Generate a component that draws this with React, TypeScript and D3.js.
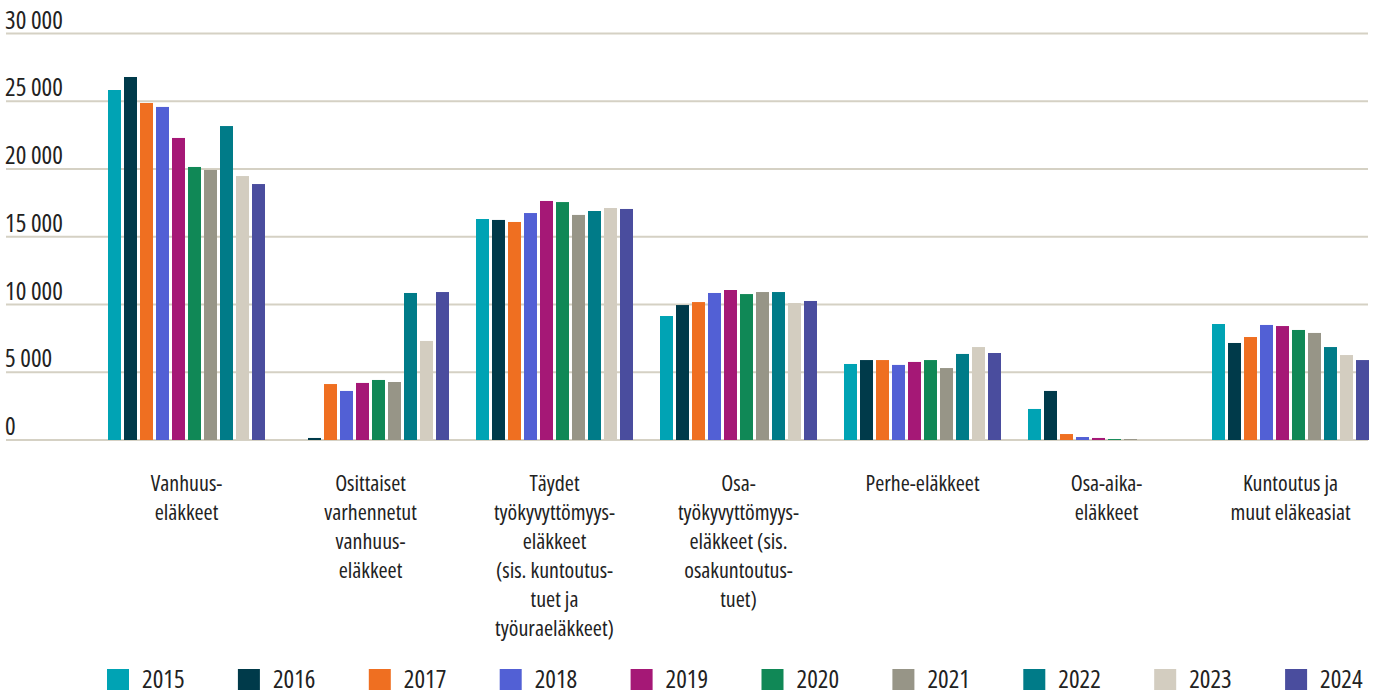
import React from "react";
import * as d3 from "d3";

const WIDTH = 1384;
const HEIGHT = 695;

const categories = [
  ["Vanhuus-", "eläkkeet"],
  ["Osittaiset", "varhennetut", "vanhuus-", "eläkkeet"],
  ["Täydet", "työkyvyttömyys-", "eläkkeet", "(sis. kuntoutus-", "tuet ja", "työuraeläkkeet)"],
  ["Osa-", "työkyvyttömyys-", "eläkkeet (sis.", "osakuntoutus-", "tuet)"],
  ["Perhe-eläkkeet"],
  ["Osa-aika-", "eläkkeet"],
  ["Kuntoutus ja", "muut eläkeasiat"],
];

const years = ["2015", "2016", "2017", "2018", "2019", "2020", "2021", "2022", "2023", "2024"];
const colors = ["#00a3b4", "#003a4a", "#ef6f21", "#5260d5", "#a51876", "#108856", "#979587", "#007b88", "#d3cdc0", "#4a4d9e"];

// one array per category, values per year 2015..2024
const vanhuus = [25830, 26790, 24870, 24580, 22290, 20150, 19930, 23170, 19480, 18890];
const osittaiset = [0, 150, 4130, 3620, 4210, 4430, 4280, 10850, 7310, 10920];
const taydet = [16310, 16240, 16090, 16750, 17640, 17560, 16610, 16900, 17120, 17050];
const osaTyokyvyttomyys = [9150, 9960, 10180, 10850, 11070, 10770, 10920, 10920, 10110, 10260];
const perhe = [5610, 5900, 5900, 5540, 5760, 5900, 5310, 6350, 6860, 6420];
const osaAika = [2290, 3620, 440, 220, 150, 70, 70, 0, 0, 0];
const kuntoutus = [8560, 7160, 7600, 8490, 8410, 8120, 7900, 6860, 6270, 5900];

const series = [vanhuus, osittaiset, taydet, osaTyokyvyttomyys, perhe, osaAika, kuntoutus];
const yTicks = [0, 5000, 10000, 15000, 20000, 25000, 30000];

const FONT = "'Open Sans', sans-serif";
const TEXT_STYLE = { fontStretch: "condensed" };

export default function App() {
  const catKeys = categories.map((c) => c.join(" "));
  const x0 = d3.scaleBand().domain(catKeys).range([94.5, 1382.5]).paddingInner(27 / 184).paddingOuter(27 / 368);
  const x1 = d3.scaleBand().domain(years).range([0, x0.bandwidth()]).paddingInner(3 / 16).paddingOuter(0);
  const y = d3.scaleLinear().domain([0, 30000]).range([440, 33.5]);
  const fmt = (v: number) => d3.format(",")(v).replace(/,/g, " ");

  return (
    <svg
      width={WIDTH}
      height={HEIGHT}
      style={{ position: "absolute", left: 0, top: 0, background: "#fff" }}
      fontFamily={FONT}
    >
      <g>
        {yTicks.map((t) => (
          <g key={t}>
            <line x1={6} x2={1368} y1={y(t)} y2={y(t)} stroke="#d5d1c4" strokeWidth={2} />
            <text x={5} y={y(t) - 5} fontSize={25} fill="#222" style={TEXT_STYLE}>
              {fmt(t)}
            </text>
          </g>
        ))}
      </g>
      <g>
        {series.map((vals, ci) => (
          <g key={ci} transform={`translate(${x0(catKeys[ci])},0)`}>
            {vals.map((v, yi) =>
              v > 0 ? (
                <rect
                  key={yi}
                  x={x1(years[yi])}
                  y={y(v)}
                  width={x1.bandwidth()}
                  height={y(0) - y(v)}
                  fill={colors[yi]}
                />
              ) : null
            )}
          </g>
        ))}
      </g>
      <g>
        {categories.map((lines, ci) => {
          const cx = (x0(catKeys[ci]) as number) + x0.bandwidth() / 2;
          return (
            <text key={ci} x={cx} y={491} textAnchor="middle" fontSize={22} fill="#222" style={TEXT_STYLE}>
              {lines.map((l, li) => (
                <tspan key={li} x={cx} dy={li === 0 ? 0 : 29}>
                  {l}
                </tspan>
              ))}
            </text>
          );
        })}
      </g>
      <g>
        {years.map((yr, i) => (
          <g key={yr} transform={`translate(${107 + i * 130.9},669)`}>
            <rect width={22} height={21} fill={colors[i]} />
            <text x={35} y={19} fontSize={25} fill="#222" style={TEXT_STYLE}>
              {yr}
            </text>
          </g>
        ))}
      </g>
    </svg>
  );
}
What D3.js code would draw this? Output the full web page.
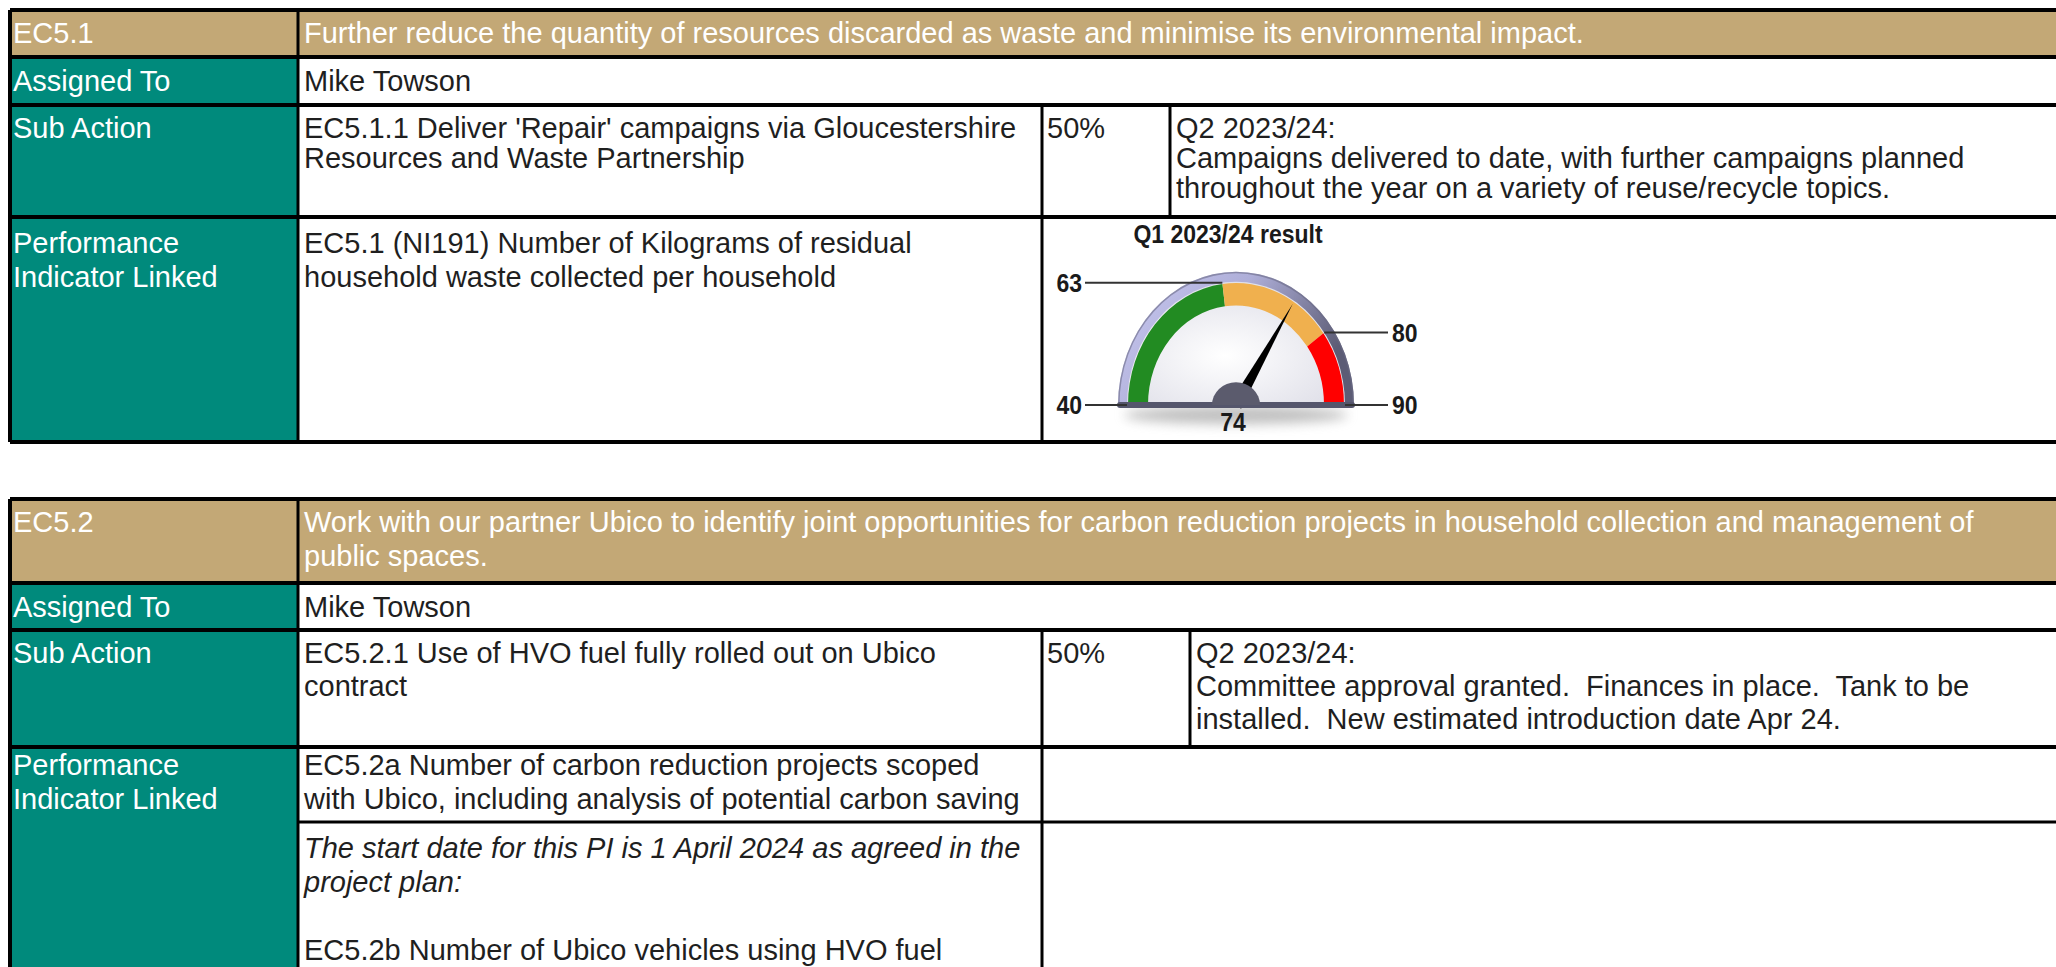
<!DOCTYPE html>
<html>
<head>
<meta charset="utf-8">
<script src="https://cdn.jsdelivr.net/npm/d3@7"></script>
<style>
  html, body { margin: 0; padding: 0; background: #fff; overflow: hidden; }
  svg { display: block; }
  text { font-family: "Liberation Sans", Arial, sans-serif; }
</style>
</head>
<body>
<svg id="chart" width="2056" height="967"></svg>
<script>
// ---- data ----
const actionIds = ["EC5.1", "EC5.2"];
const actionTitles = [
  ["Further reduce the quantity of resources discarded as waste and minimise its environmental impact."],
  ["Work with our partner Ubico to identify joint opportunities for carbon reduction projects in household collection and management of",
   "public spaces."]
];
const rowLabels = [["Assigned To"], ["Sub Action"], ["Performance", "Indicator Linked"]];
const assignedTo = ["Mike Towson", "Mike Towson"];
const subActions = [
  ["EC5.1.1 Deliver 'Repair' campaigns via Gloucestershire", "Resources and Waste Partnership"],
  ["EC5.2.1 Use of HVO fuel fully rolled out on Ubico", "contract"]
];
const subProgress = ["50%", "50%"];
const subComments = [
  ["Q2 2023/24:", "Campaigns delivered to date, with further campaigns planned", "throughout the year on a variety of reuse/recycle topics."],
  ["Q2 2023/24:", "Committee approval granted.  Finances in place.  Tank to be", "installed.  New estimated introduction date Apr 24."]
];
const indicators = [
  ["EC5.1 (NI191) Number of Kilograms of residual", "household waste collected per household"],
  ["EC5.2a Number of carbon reduction projects scoped", "with Ubico, including analysis of potential carbon saving"]
];
const indicatorNote = ["The start date for this PI is 1 April 2024 as agreed in the", "project plan:", "", "EC5.2b Number of Ubico vehicles using HVO fuel"];
const indicatorNoteItalic = [true, true, false, false];

// gauge (Q1 result for EC5.1)
const gaugeTitle = "Q1 2023/24 result";
const gaugeBreaks = [40, 63, 80, 90];
const gaugeColors = ["#228b22", "#f0b04e", "#ff0000"];
const gaugeValue = 74;

// ---- layout ----
const svg = d3.select("#chart");
const RIGHT = 2070;
const TAN = "#c3a876", TEAL = "#008a7c", INK = "#1f1f1f";
const FS = 29;
const colX = [10, 298, 1042];
const tableRows = [[10, 57, 105, 217, 442], [499, 583, 630, 747, 990]];
const splitX = [1170, 1190];
const noteY = [null, 822];
const subLH = [30, 33];     // line spacing in the sub action row
const piTop = [36, 28];     // first baseline offset in the indicator row

function writeLines(x, y, lines, color, lh, italics) {
  const t = svg.append("text")
    .attr("fill", color)
    .attr("font-size", FS)
    .style("white-space", "pre");
  lines.forEach((s, i) => {
    t.append("tspan")
      .attr("x", x)
      .attr("y", y + i * (lh || 33))
      .attr("font-style", italics && italics[i] ? "italic" : null)
      .text(s);
  });
}

function line(x1, y1, x2, y2, w) {
  svg.append("line")
    .attr("x1", x1).attr("y1", y1).attr("x2", x2).attr("y2", y2)
    .attr("stroke", "#000").attr("stroke-width", w || 3);
}

actionIds.forEach((id, i) => {
  const rows = tableRows[i];
  const last = rows[rows.length - 1];

  // cell fills
  svg.append("rect").attr("x", colX[0]).attr("y", rows[0])
    .attr("width", RIGHT - colX[0]).attr("height", rows[1] - rows[0]).attr("fill", TAN);
  svg.append("rect").attr("x", colX[0]).attr("y", rows[1])
    .attr("width", colX[1] - colX[0]).attr("height", last - rows[1]).attr("fill", TEAL);

  // grid
  rows.forEach(y => line(colX[0], y, RIGHT, y, 4));
  if (noteY[i]) line(colX[1], noteY[i], RIGHT, noteY[i]);
  line(colX[0], rows[0], colX[0], last, 4);
  line(colX[1], rows[0], colX[1], last);
  line(colX[2], rows[2], colX[2], last);
  line(splitX[i], rows[2], splitX[i], rows[3]);

  // texts
  writeLines(13, rows[0] + 33, [id], "#fff");
  writeLines(304, rows[0] + 33, actionTitles[i], "#fff", 34);
  writeLines(13, rows[1] + 34, rowLabels[0], "#fff");
  writeLines(304, rows[1] + 34, [assignedTo[i]], INK);
  writeLines(13, rows[2] + 33, rowLabels[1], "#fff");
  writeLines(304, rows[2] + 33, subActions[i], INK, subLH[i]);
  writeLines(colX[2] + 5, rows[2] + 33, [subProgress[i]], INK);
  writeLines(splitX[i] + 6, rows[2] + 33, subComments[i], INK, subLH[i]);
  writeLines(13, rows[3] + piTop[i], rowLabels[2], "#fff", 34);
  writeLines(304, rows[3] + piTop[i], indicators[i], INK, 34);
  if (noteY[i]) writeLines(304, noteY[i] + 36, indicatorNote, INK, 34, indicatorNoteItalic);
});

// ---- gauge ----
const cx = 1236, cy = 405, SY = 1.13;
const rIn = 88, rOut = 109, rFrame = 118;
const ang = d3.scaleLinear().domain([gaugeBreaks[0], gaugeBreaks[gaugeBreaks.length - 1]])
  .range([-Math.PI / 2, Math.PI / 2]);

const defs = svg.append("defs");
const fg = defs.append("linearGradient").attr("id", "frameGrad")
  .attr("x1", 0).attr("y1", 0).attr("x2", 1).attr("y2", 0.4);
fg.append("stop").attr("offset", 0).attr("stop-color", "#cacaf2");
fg.append("stop").attr("offset", 0.5).attr("stop-color", "#aeaed8");
fg.append("stop").attr("offset", 1).attr("stop-color", "#5c5c75");
const face = defs.append("radialGradient").attr("id", "faceGrad")
  .attr("cx", 0.45).attr("cy", 0.6).attr("r", 0.6);
face.append("stop").attr("offset", 0).attr("stop-color", "#ffffff");
face.append("stop").attr("offset", 1).attr("stop-color", "#e0e0e9");
defs.append("filter").attr("id", "blur").attr("x", -0.2).attr("y", -1).attr("width", 1.4).attr("height", 3)
  .append("feGaussianBlur").attr("stdDeviation", 6);

// shadow under the dial
svg.append("ellipse").attr("cx", cx).attr("cy", cy + 10).attr("rx", 112).attr("ry", 9)
  .attr("fill", "#8a8a8a").attr("opacity", 0.55).attr("filter", "url(#blur)");

const dial = svg.append("g").attr("transform", `translate(${cx},${cy}) scale(1,${SY})`);
const arc = d3.arc();

dial.append("path")
  .attr("d", arc({ innerRadius: rOut - 1, outerRadius: rFrame, startAngle: -Math.PI / 2, endAngle: Math.PI / 2 }))
  .attr("fill", "url(#frameGrad)");
dial.append("path")
  .attr("d", arc({ innerRadius: rFrame - 1.5, outerRadius: rFrame, startAngle: -Math.PI / 2, endAngle: Math.PI / 2 }))
  .attr("fill", "#6a6a86").attr("opacity", 0.6);
dial.append("path")
  .attr("d", arc({ innerRadius: 0, outerRadius: rOut, startAngle: -Math.PI / 2, endAngle: Math.PI / 2 }))
  .attr("fill", "url(#faceGrad)");

dial.selectAll("path.band")
  .data(gaugeColors)
  .enter().append("path")
  .attr("class", "band")
  .attr("d", (c, k) => arc({
    innerRadius: rIn, outerRadius: rOut - 1,
    startAngle: ang(gaugeBreaks[k]), endAngle: ang(gaugeBreaks[k + 1])
  }))
  .attr("fill", c => c);

// needle
const a = ang(gaugeValue), nl = 106, nw = 6;
dial.append("path")
  .attr("d", d3.line()([
    [nl * Math.sin(a), -nl * Math.cos(a)],
    [nw * Math.cos(a), nw * Math.sin(a)],
    [-nw * Math.cos(a), -nw * Math.sin(a)]
  ]) + "Z")
  .attr("fill", "#000");

// base bar and hub
svg.append("rect").attr("x", cx - rFrame - 1).attr("y", cy - 3).attr("width", 2 * rFrame + 2).attr("height", 6)
  .attr("rx", 3).attr("fill", "#55566c");
svg.append("path")
  .attr("transform", `translate(${cx},${cy}) scale(1,0.95)`)
  .attr("d", arc({ innerRadius: 0, outerRadius: 24, startAngle: -Math.PI / 2, endAngle: Math.PI / 2 }))
  .attr("fill", "#5b5b6d");

// gauge texts are stretched vertically like the dial
function gaugeText(x, y, s, anchor) {
  svg.append("text")
    .attr("transform", `translate(${x},${y}) scale(1,${SY})`)
    .attr("text-anchor", anchor)
    .attr("font-weight", "bold").attr("font-size", 23)
    .attr("fill", "#1a1a1a")
    .text(s);
}

// tick lines + labels
const leftX = 1085, rightX = 1388;
gaugeBreaks.forEach(v => {
  const t = ang(v);
  const px = cx + rOut * Math.sin(t);
  const py = cy - rOut * Math.cos(t) * SY;
  const left = v < d3.mean(ang.domain());
  svg.append("line")
    .attr("x1", px).attr("y1", py).attr("x2", left ? leftX : rightX).attr("y2", py)
    .attr("stroke", "#333").attr("stroke-width", 2);
  gaugeText(left ? leftX - 3 : rightX + 4, py + 9, v, left ? "end" : "start");
});

gaugeText(cx - 8, 243, gaugeTitle, "middle");
gaugeText(cx - 3, 431, gaugeValue, "middle");
</script>
</body>
</html>
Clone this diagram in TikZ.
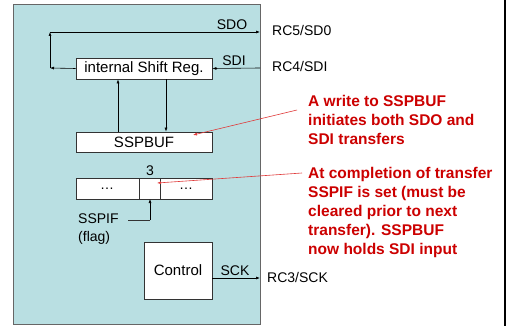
+ + + +
GOAL OF THE EXERCISE: Using the material above, copy every line in which the string "this" occurs.

EXERCISE ANSWER:
Generate a component that draws this with React, TypeScript and D3.js.
What D3.js code would draw this? Output the full web page.
const indicatorNote = ["The start date for this PI is 1 April 2024 as agreed in the", "project plan:", "", "EC5.2b Number of Ubico vehicles using HVO fuel"];
Clone this diagram in TikZ.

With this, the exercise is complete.